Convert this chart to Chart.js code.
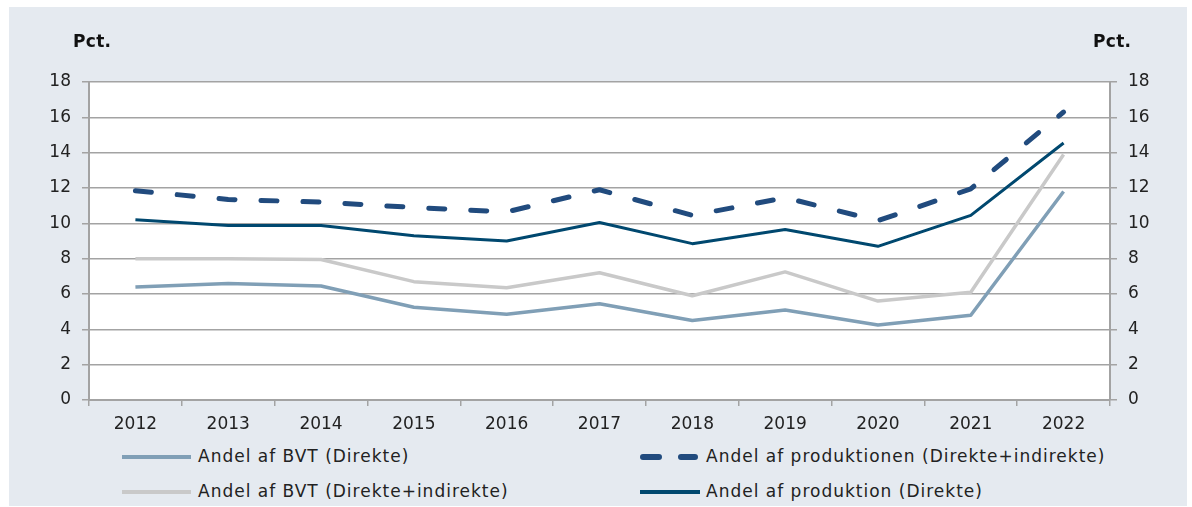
<!DOCTYPE html>
<html>
<head>
<meta charset="utf-8">
<script src="https://cdn.jsdelivr.net/npm/chart.js@4.4.0/dist/chart.umd.min.js"></script>
<style>
  html, body { margin: 0; padding: 0; background: #fff; }
  #wrap { position: relative; width: 1192px; height: 507px; overflow: hidden; }
  #bg { position: absolute; left: 9px; top: 7px; width: 1178px; height: 499px; background: #E5EAF0; }
  #cv { position: absolute; left: 0; top: 0; }
  .unit { position: absolute; top: 31px; font: bold 17px "DejaVu Sans", sans-serif; letter-spacing: 0.3px; color: #111; }
  .leg { position: absolute; font: 17px "DejaVu Sans", sans-serif; letter-spacing: 1px; color: #222; white-space: nowrap; }
  .leg svg { position: absolute; top: 0; }
</style>
</head>
<body>
<div id="wrap">
  <div id="bg"></div>
  <canvas id="cv" width="1192" height="440"></canvas>
  <div class="unit" style="left:73px">Pct.</div>
  <div class="unit" style="left:1093px">Pct.</div>
  <div id="legend"></div>
</div>
<script>
// årstal og værdier
const years = ["2012", "2013", "2014", "2015", "2016", "2017", "2018", "2019", "2020", "2021", "2022"];
const bvtDirekte = [6.4, 6.6, 6.45, 5.25, 4.85, 5.45, 4.5, 5.1, 4.25, 4.8, 11.8];
const bvtDirIndir = [8.0, 8.0, 7.95, 6.7, 6.35, 7.2, 5.9, 7.25, 5.6, 6.1, 13.9];
const prodDirIndir = [11.85, 11.35, 11.2, 10.9, 10.65, 11.9, 10.45, 11.45, 10.15, 11.95, 16.3];
const prodDirekte = [10.2, 9.88, 9.88, 9.3, 9.0, 10.05, 8.85, 9.65, 8.7, 10.45, 14.55];
const yTicks = [0, 2, 4, 6, 8, 10, 12, 14, 16, 18];

const COL_BVT = "#809FB6";
const COL_BVT2 = "#C9C9C9";
const COL_DASH = "#214B7E";
const COL_DARK = "#00486F";
const GRID = "#A3A3A3";
const FONT = { family: "'DejaVu Sans', sans-serif", size: 17 };

const series = [
    { label: "Andel af BVT (Direkte)", data: bvtDirekte, color: COL_BVT, width: 3.5, dash: [] },
    { label: "Andel af BVT (Direkte+indirekte)", data: bvtDirIndir, color: COL_BVT2, width: 3.5, dash: [] },
    { label: "Andel af produktion (Direkte)", data: prodDirekte, color: COL_DARK, width: 3, dash: [] },
    { label: "Andel af produktionen (Direkte+indirekte)", data: prodDirIndir, color: COL_DASH, width: 5, dash: [16, 26] },
];

// hvid baggrund i plotområdet + lidt bredere skrift (Verdana-agtig)
const plotBg = {
    id: "plotBg",
    beforeInit(chart) { chart.ctx.letterSpacing = "1px"; },
    beforeDraw(chart) {
        const { ctx, chartArea: a } = chart;
        ctx.save();
        ctx.fillStyle = "#fff";
        ctx.fillRect(a.left, a.top, a.right - a.left, a.bottom - a.top);
        ctx.restore();
    },
};

function yAxis(position, width) {
    return {
        type: "linear",
        position,
        min: 0,
        max: 18,
        afterBuildTicks: (s) => { s.ticks = yTicks.map((v) => ({ value: v })); },
        afterFit: (s) => { s.width = width; },
        ticks: { color: "#222", font: FONT, padding: 11 },
        grid: {
            color: GRID,
            lineWidth: 1.5,
            tickLength: 7,
            drawOnChartArea: position === "left",
        },
        border: { color: GRID, width: 2 },
    };
}

new Chart(document.getElementById("cv").getContext("2d"), {
    type: "line",
    data: {
        labels: years,
        datasets: series.map((s) => ({
            label: s.label,
            data: s.data,
            yAxisID: "y",
            borderColor: s.color,
            borderWidth: s.width,
            borderDash: s.dash,
            borderCapStyle: s.dash.length ? "round" : "butt",
            borderJoinStyle: "round",
            pointRadius: 0,
            tension: 0,
            fill: false,
        })),
    },
    options: {
        responsive: false,
        animation: false,
        layout: { padding: { top: 82, left: 0, right: 0, bottom: 0 } },
        scales: {
            x: {
                offset: true,
                afterFit: (s) => { s.height = 40; },
                ticks: { color: "#222", font: FONT, padding: 8, maxRotation: 0 },
                grid: { offset: true, drawOnChartArea: false, color: GRID, tickLength: 6, lineWidth: 1.5 },
                border: { color: GRID, width: 2 },
            },
            y: yAxis("left", 89),
            y2: yAxis("right", 82),
        },
        plugins: {
            legend: { display: false },
            tooltip: { enabled: false },
        },
    },
    plugins: [plotBg],
});

// forklaring under figuren, to kolonner
const legendPos = [
    { s: series[0], x: 122, y: 446, w: 69 },
    { s: series[3], x: 640, y: 446, w: 58 },
    { s: series[1], x: 122, y: 481, w: 69 },
    { s: series[2], x: 640, y: 481, w: 60 },
];
const legend = document.getElementById("legend");
legendPos.forEach((p) => {
    const el = document.createElement("div");
    el.className = "leg";
    el.style.left = p.x + "px";
    el.style.top = p.y + "px";
    const dash = p.s.dash.length ? ' stroke-dasharray="16 22" stroke-linecap="round"' : "";
    const x0 = p.s.dash.length ? 3 : 0;
    el.innerHTML =
        `<svg width="${p.w + 4}" height="22" style="left:0"><line x1="${x0}" y1="11" x2="${p.w - x0}" y2="11" stroke="${p.s.color}" stroke-width="${p.s.dash.length ? 6 : 4}"${dash}/></svg>` +
        `<span style="position:absolute;left:${p.x === 122 ? 76 : 66}px;top:0">${p.s.label}</span>`;
    legend.appendChild(el);
});
</script>
</body>
</html>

══════════════════════════════

→ Your goal:
Repeat the material above word for word and skip every image in it.

→ Exercise response:
Convert this chart to Chart.js code.
<!DOCTYPE html>
<html>
<head>
<meta charset="utf-8">
<script src="https://cdn.jsdelivr.net/npm/chart.js@4.4.0/dist/chart.umd.min.js"></script>
<style>
  html, body { margin: 0; padding: 0; background: #fff; }
  #wrap { position: relative; width: 1192px; height: 507px; overflow: hidden; }
  #bg { position: absolute; left: 9px; top: 7px; width: 1178px; height: 499px; background: #E5EAF0; }
  #cv { position: absolute; left: 0; top: 0; }
  .unit { position: absolute; top: 31px; font: bold 17px "DejaVu Sans", sans-serif; letter-spacing: 0.3px; color: #111; }
  .leg { position: absolute; font: 17px "DejaVu Sans", sans-serif; letter-spacing: 1px; color: #222; white-space: nowrap; }
  .leg svg { position: absolute; top: 0; }
</style>
</head>
<body>
<div id="wrap">
  <div id="bg"></div>
  <canvas id="cv" width="1192" height="440"></canvas>
  <div class="unit" style="left:73px">Pct.</div>
  <div class="unit" style="left:1093px">Pct.</div>
  <div id="legend"></div>
</div>
<script>
// årstal og værdier
const years = ["2012", "2013", "2014", "2015", "2016", "2017", "2018", "2019", "2020", "2021", "2022"];
const bvtDirekte = [6.4, 6.6, 6.45, 5.25, 4.85, 5.45, 4.5, 5.1, 4.25, 4.8, 11.8];
const bvtDirIndir = [8.0, 8.0, 7.95, 6.7, 6.35, 7.2, 5.9, 7.25, 5.6, 6.1, 13.9];
const prodDirIndir = [11.85, 11.35, 11.2, 10.9, 10.65, 11.9, 10.45, 11.45, 10.15, 11.95, 16.3];
const prodDirekte = [10.2, 9.88, 9.88, 9.3, 9.0, 10.05, 8.85, 9.65, 8.7, 10.45, 14.55];
const yTicks = [0, 2, 4, 6, 8, 10, 12, 14, 16, 18];

const COL_BVT = "#809FB6";
const COL_BVT2 = "#C9C9C9";
const COL_DASH = "#214B7E";
const COL_DARK = "#00486F";
const GRID = "#A3A3A3";
const FONT = { family: "'DejaVu Sans', sans-serif", size: 17 };

const series = [
    { label: "Andel af BVT (Direkte)", data: bvtDirekte, color: COL_BVT, width: 3.5, dash: [] },
    { label: "Andel af BVT (Direkte+indirekte)", data: bvtDirIndir, color: COL_BVT2, width: 3.5, dash: [] },
    { label: "Andel af produktion (Direkte)", data: prodDirekte, color: COL_DARK, width: 3, dash: [] },
    { label: "Andel af produktionen (Direkte+indirekte)", data: prodDirIndir, color: COL_DASH, width: 5, dash: [16, 26] },
];

// hvid baggrund i plotområdet + lidt bredere skrift (Verdana-agtig)
const plotBg = {
    id: "plotBg",
    beforeInit(chart) { chart.ctx.letterSpacing = "1px"; },
    beforeDraw(chart) {
        const { ctx, chartArea: a } = chart;
        ctx.save();
        ctx.fillStyle = "#fff";
        ctx.fillRect(a.left, a.top, a.right - a.left, a.bottom - a.top);
        ctx.restore();
    },
};

function yAxis(position, width) {
    return {
        type: "linear",
        position,
        min: 0,
        max: 18,
        afterBuildTicks: (s) => { s.ticks = yTicks.map((v) => ({ value: v })); },
        afterFit: (s) => { s.width = width; },
        ticks: { color: "#222", font: FONT, padding: 11 },
        grid: {
            color: GRID,
            lineWidth: 1.5,
            tickLength: 7,
            drawOnChartArea: position === "left",
        },
        border: { color: GRID, width: 2 },
    };
}

new Chart(document.getElementById("cv").getContext("2d"), {
    type: "line",
    data: {
        labels: years,
        datasets: series.map((s) => ({
            label: s.label,
            data: s.data,
            yAxisID: "y",
            borderColor: s.color,
            borderWidth: s.width,
            borderDash: s.dash,
            borderCapStyle: s.dash.length ? "round" : "butt",
            borderJoinStyle: "round",
            pointRadius: 0,
            tension: 0,
            fill: false,
        })),
    },
    options: {
        responsive: false,
        animation: false,
        layout: { padding: { top: 82, left: 0, right: 0, bottom: 0 } },
        scales: {
            x: {
                offset: true,
                afterFit: (s) => { s.height = 40; },
                ticks: { color: "#222", font: FONT, padding: 8, maxRotation: 0 },
                grid: { offset: true, drawOnChartArea: false, color: GRID, tickLength: 6, lineWidth: 1.5 },
                border: { color: GRID, width: 2 },
            },
            y: yAxis("left", 89),
            y2: yAxis("right", 82),
        },
        plugins: {
            legend: { display: false },
            tooltip: { enabled: false },
        },
    },
    plugins: [plotBg],
});

// forklaring under figuren, to kolonner
const legendPos = [
    { s: series[0], x: 122, y: 446, w: 69 },
    { s: series[3], x: 640, y: 446, w: 58 },
    { s: series[1], x: 122, y: 481, w: 69 },
    { s: series[2], x: 640, y: 481, w: 60 },
];
const legend = document.getElementById("legend");
legendPos.forEach((p) => {
    const el = document.createElement("div");
    el.className = "leg";
    el.style.left = p.x + "px";
    el.style.top = p.y + "px";
    const dash = p.s.dash.length ? ' stroke-dasharray="16 22" stroke-linecap="round"' : "";
    const x0 = p.s.dash.length ? 3 : 0;
    el.innerHTML =
        `<svg width="${p.w + 4}" height="22" style="left:0"><line x1="${x0}" y1="11" x2="${p.w - x0}" y2="11" stroke="${p.s.color}" stroke-width="${p.s.dash.length ? 6 : 4}"${dash}/></svg>` +
        `<span style="position:absolute;left:${p.x === 122 ? 76 : 66}px;top:0">${p.s.label}</span>`;
    legend.appendChild(el);
});
</script>
</body>
</html>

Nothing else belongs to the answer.